Als ich nach einer Woche immer noch keine Bestätigung hatte,
setze Ich mich erst per Mail, einen Tag später per Telefon mit der Firma in Verbindung,
wo man mir die Auskunft gab ich solle den Auslieferungsnachweis beibringen 
für das zurück gesandt Paket und in dieser Mail meine Neubestellung abgeben. 
Das tat ich dann.

Auf der Internetseite der Firma kann ich einsehen ob meine Bestellung aufgenommen ist und versendet wurde.
Leider tat sich dort nichts.  

Ich wandte mich am 09.08.05 erneut an den Online-Shop und fragte  nach.
Erst nach dieser Anfrage wurde die neue Festplatte eingebucht.
Mittlerweile gingen weiter Mails heraus wo ich drauf hinwies das die Ware bereits bezahlt ist.
weil der Status sich nicht änderte - warten auf Zahlungseingang-.

Die letzte Mail verschickte ich heute da immer noch keine Lieferung erfolgte,
mit der Anmerkung das laut Lieferbestand die Festplatte bei der Firma als vorrätig angezeigt wird. :evil: 
Ich hab das Gefühl daS die nur dann abkassieren wollen und Reklamationen ins Leere laufen lassen.

Nun weiß ich nicht wie ich weiter verfahren soll, wenn immer noch keine Auslieferung erfolgt.
Kann mir jemand weiter helfen!!! Was ich hAb für Möglichkeiten doch noch zu meinem Recht zu kommen. 
Und andere vor solchen Machenschaften schützen

Danke im vorraus  

lisa05


----------



## Counselor (15 August 2005)

Also ich würde zunächst bei denen nochmal anrufen und fragen, warum sie nicht liefern.

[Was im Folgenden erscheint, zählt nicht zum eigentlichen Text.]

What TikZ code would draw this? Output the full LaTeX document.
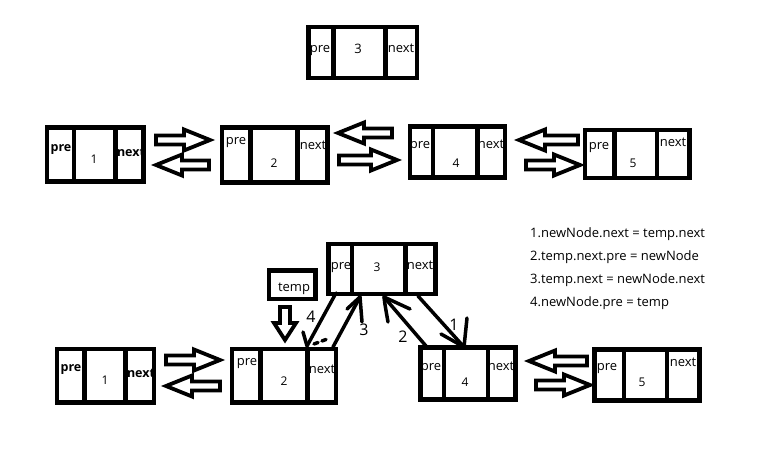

Direkter Kontakt ist da besser, denn dann kann man die stellen und sie müssen eine Antwort geben.

Als nächsten Schritt (wenn weiter nicht geliefert wird) würde ich dann per Fax eine kurze Frist zur Lieferung (zB sieben Tage) setzen. Erfolgt dann immer noch keine Lieferung, dann solltest du zum Anwalt.


----------